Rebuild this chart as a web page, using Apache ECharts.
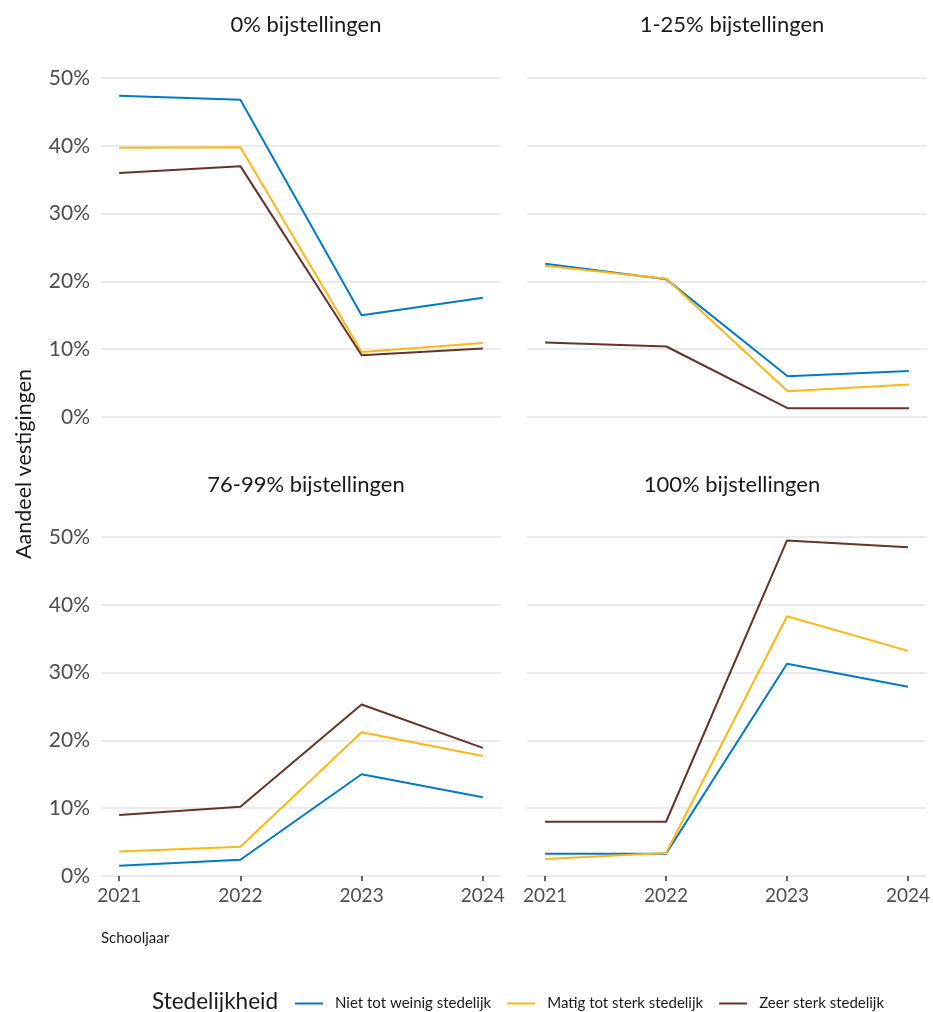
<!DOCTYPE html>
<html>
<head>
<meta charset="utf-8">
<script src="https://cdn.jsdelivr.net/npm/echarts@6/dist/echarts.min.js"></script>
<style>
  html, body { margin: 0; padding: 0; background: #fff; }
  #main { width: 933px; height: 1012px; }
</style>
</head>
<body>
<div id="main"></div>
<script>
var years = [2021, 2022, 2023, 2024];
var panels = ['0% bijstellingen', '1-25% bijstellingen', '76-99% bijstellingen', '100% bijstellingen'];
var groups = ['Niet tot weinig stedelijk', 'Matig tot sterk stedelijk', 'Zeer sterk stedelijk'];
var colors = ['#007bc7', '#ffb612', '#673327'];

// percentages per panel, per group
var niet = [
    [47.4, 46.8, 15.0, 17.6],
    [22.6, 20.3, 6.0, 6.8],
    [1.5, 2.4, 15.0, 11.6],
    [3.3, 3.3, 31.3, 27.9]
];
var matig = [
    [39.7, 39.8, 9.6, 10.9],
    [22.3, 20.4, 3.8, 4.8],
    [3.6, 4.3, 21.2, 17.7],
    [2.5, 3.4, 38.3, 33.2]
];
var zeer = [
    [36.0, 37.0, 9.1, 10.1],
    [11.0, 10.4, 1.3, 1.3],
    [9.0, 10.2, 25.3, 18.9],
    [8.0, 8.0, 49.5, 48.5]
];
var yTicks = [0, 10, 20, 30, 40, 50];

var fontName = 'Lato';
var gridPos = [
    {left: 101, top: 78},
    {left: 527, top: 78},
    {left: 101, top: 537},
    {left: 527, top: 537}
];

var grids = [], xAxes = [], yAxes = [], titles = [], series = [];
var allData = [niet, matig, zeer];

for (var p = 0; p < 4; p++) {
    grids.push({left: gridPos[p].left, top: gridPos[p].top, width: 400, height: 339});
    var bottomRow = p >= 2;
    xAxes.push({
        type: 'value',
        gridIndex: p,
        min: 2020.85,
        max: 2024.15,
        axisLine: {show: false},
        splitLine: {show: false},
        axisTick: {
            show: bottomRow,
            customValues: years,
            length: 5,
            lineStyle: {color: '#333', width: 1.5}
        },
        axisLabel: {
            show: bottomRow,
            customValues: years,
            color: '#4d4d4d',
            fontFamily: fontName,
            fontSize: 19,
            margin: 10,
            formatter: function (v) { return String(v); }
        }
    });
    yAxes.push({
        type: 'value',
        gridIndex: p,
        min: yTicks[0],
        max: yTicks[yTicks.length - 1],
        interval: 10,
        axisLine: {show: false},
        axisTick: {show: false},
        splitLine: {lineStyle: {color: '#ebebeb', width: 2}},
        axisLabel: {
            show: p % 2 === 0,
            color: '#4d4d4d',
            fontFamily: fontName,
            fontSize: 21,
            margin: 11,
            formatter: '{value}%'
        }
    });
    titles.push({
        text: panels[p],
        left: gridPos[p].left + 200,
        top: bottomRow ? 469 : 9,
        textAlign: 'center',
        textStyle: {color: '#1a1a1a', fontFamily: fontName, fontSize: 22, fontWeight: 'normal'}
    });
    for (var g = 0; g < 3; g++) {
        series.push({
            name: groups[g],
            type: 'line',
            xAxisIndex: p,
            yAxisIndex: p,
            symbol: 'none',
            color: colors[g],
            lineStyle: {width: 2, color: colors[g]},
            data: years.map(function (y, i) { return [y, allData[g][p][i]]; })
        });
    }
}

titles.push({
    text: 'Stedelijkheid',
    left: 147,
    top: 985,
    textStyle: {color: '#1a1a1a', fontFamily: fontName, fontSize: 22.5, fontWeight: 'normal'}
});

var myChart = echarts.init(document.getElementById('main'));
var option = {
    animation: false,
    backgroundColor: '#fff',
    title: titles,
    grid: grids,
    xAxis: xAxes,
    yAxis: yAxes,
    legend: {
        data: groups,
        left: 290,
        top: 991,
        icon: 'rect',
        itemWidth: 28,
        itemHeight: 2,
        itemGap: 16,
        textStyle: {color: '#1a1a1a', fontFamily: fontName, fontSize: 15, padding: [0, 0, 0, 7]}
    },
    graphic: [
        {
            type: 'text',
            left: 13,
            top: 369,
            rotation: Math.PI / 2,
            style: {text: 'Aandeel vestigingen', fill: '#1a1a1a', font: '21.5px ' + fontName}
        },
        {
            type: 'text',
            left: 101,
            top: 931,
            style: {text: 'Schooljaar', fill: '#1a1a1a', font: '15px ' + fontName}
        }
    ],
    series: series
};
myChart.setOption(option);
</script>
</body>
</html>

-=-=-=-=-

▶ **Exercise**:
Omit every picture, then reproduce the rest of the listing exactly.

▶ **Worked solution**:
Rebuild this chart as a web page, using Apache ECharts.
<!DOCTYPE html>
<html>
<head>
<meta charset="utf-8">
<script src="https://cdn.jsdelivr.net/npm/echarts@6/dist/echarts.min.js"></script>
<style>
  html, body { margin: 0; padding: 0; background: #fff; }
  #main { width: 933px; height: 1012px; }
</style>
</head>
<body>
<div id="main"></div>
<script>
var years = [2021, 2022, 2023, 2024];
var panels = ['0% bijstellingen', '1-25% bijstellingen', '76-99% bijstellingen', '100% bijstellingen'];
var groups = ['Niet tot weinig stedelijk', 'Matig tot sterk stedelijk', 'Zeer sterk stedelijk'];
var colors = ['#007bc7', '#ffb612', '#673327'];

// percentages per panel, per group
var niet = [
    [47.4, 46.8, 15.0, 17.6],
    [22.6, 20.3, 6.0, 6.8],
    [1.5, 2.4, 15.0, 11.6],
    [3.3, 3.3, 31.3, 27.9]
];
var matig = [
    [39.7, 39.8, 9.6, 10.9],
    [22.3, 20.4, 3.8, 4.8],
    [3.6, 4.3, 21.2, 17.7],
    [2.5, 3.4, 38.3, 33.2]
];
var zeer = [
    [36.0, 37.0, 9.1, 10.1],
    [11.0, 10.4, 1.3, 1.3],
    [9.0, 10.2, 25.3, 18.9],
    [8.0, 8.0, 49.5, 48.5]
];
var yTicks = [0, 10, 20, 30, 40, 50];

var fontName = 'Lato';
var gridPos = [
    {left: 101, top: 78},
    {left: 527, top: 78},
    {left: 101, top: 537},
    {left: 527, top: 537}
];

var grids = [], xAxes = [], yAxes = [], titles = [], series = [];
var allData = [niet, matig, zeer];

for (var p = 0; p < 4; p++) {
    grids.push({left: gridPos[p].left, top: gridPos[p].top, width: 400, height: 339});
    var bottomRow = p >= 2;
    xAxes.push({
        type: 'value',
        gridIndex: p,
        min: 2020.85,
        max: 2024.15,
        axisLine: {show: false},
        splitLine: {show: false},
        axisTick: {
            show: bottomRow,
            customValues: years,
            length: 5,
            lineStyle: {color: '#333', width: 1.5}
        },
        axisLabel: {
            show: bottomRow,
            customValues: years,
            color: '#4d4d4d',
            fontFamily: fontName,
            fontSize: 19,
            margin: 10,
            formatter: function (v) { return String(v); }
        }
    });
    yAxes.push({
        type: 'value',
        gridIndex: p,
        min: yTicks[0],
        max: yTicks[yTicks.length - 1],
        interval: 10,
        axisLine: {show: false},
        axisTick: {show: false},
        splitLine: {lineStyle: {color: '#ebebeb', width: 2}},
        axisLabel: {
            show: p % 2 === 0,
            color: '#4d4d4d',
            fontFamily: fontName,
            fontSize: 21,
            margin: 11,
            formatter: '{value}%'
        }
    });
    titles.push({
        text: panels[p],
        left: gridPos[p].left + 200,
        top: bottomRow ? 469 : 9,
        textAlign: 'center',
        textStyle: {color: '#1a1a1a', fontFamily: fontName, fontSize: 22, fontWeight: 'normal'}
    });
    for (var g = 0; g < 3; g++) {
        series.push({
            name: groups[g],
            type: 'line',
            xAxisIndex: p,
            yAxisIndex: p,
            symbol: 'none',
            color: colors[g],
            lineStyle: {width: 2, color: colors[g]},
            data: years.map(function (y, i) { return [y, allData[g][p][i]]; })
        });
    }
}

titles.push({
    text: 'Stedelijkheid',
    left: 147,
    top: 985,
    textStyle: {color: '#1a1a1a', fontFamily: fontName, fontSize: 22.5, fontWeight: 'normal'}
});

var myChart = echarts.init(document.getElementById('main'));
var option = {
    animation: false,
    backgroundColor: '#fff',
    title: titles,
    grid: grids,
    xAxis: xAxes,
    yAxis: yAxes,
    legend: {
        data: groups,
        left: 290,
        top: 991,
        icon: 'rect',
        itemWidth: 28,
        itemHeight: 2,
        itemGap: 16,
        textStyle: {color: '#1a1a1a', fontFamily: fontName, fontSize: 15, padding: [0, 0, 0, 7]}
    },
    graphic: [
        {
            type: 'text',
            left: 13,
            top: 369,
            rotation: Math.PI / 2,
            style: {text: 'Aandeel vestigingen', fill: '#1a1a1a', font: '21.5px ' + fontName}
        },
        {
            type: 'text',
            left: 101,
            top: 931,
            style: {text: 'Schooljaar', fill: '#1a1a1a', font: '15px ' + fontName}
        }
    ],
    series: series
};
myChart.setOption(option);
</script>
</body>
</html>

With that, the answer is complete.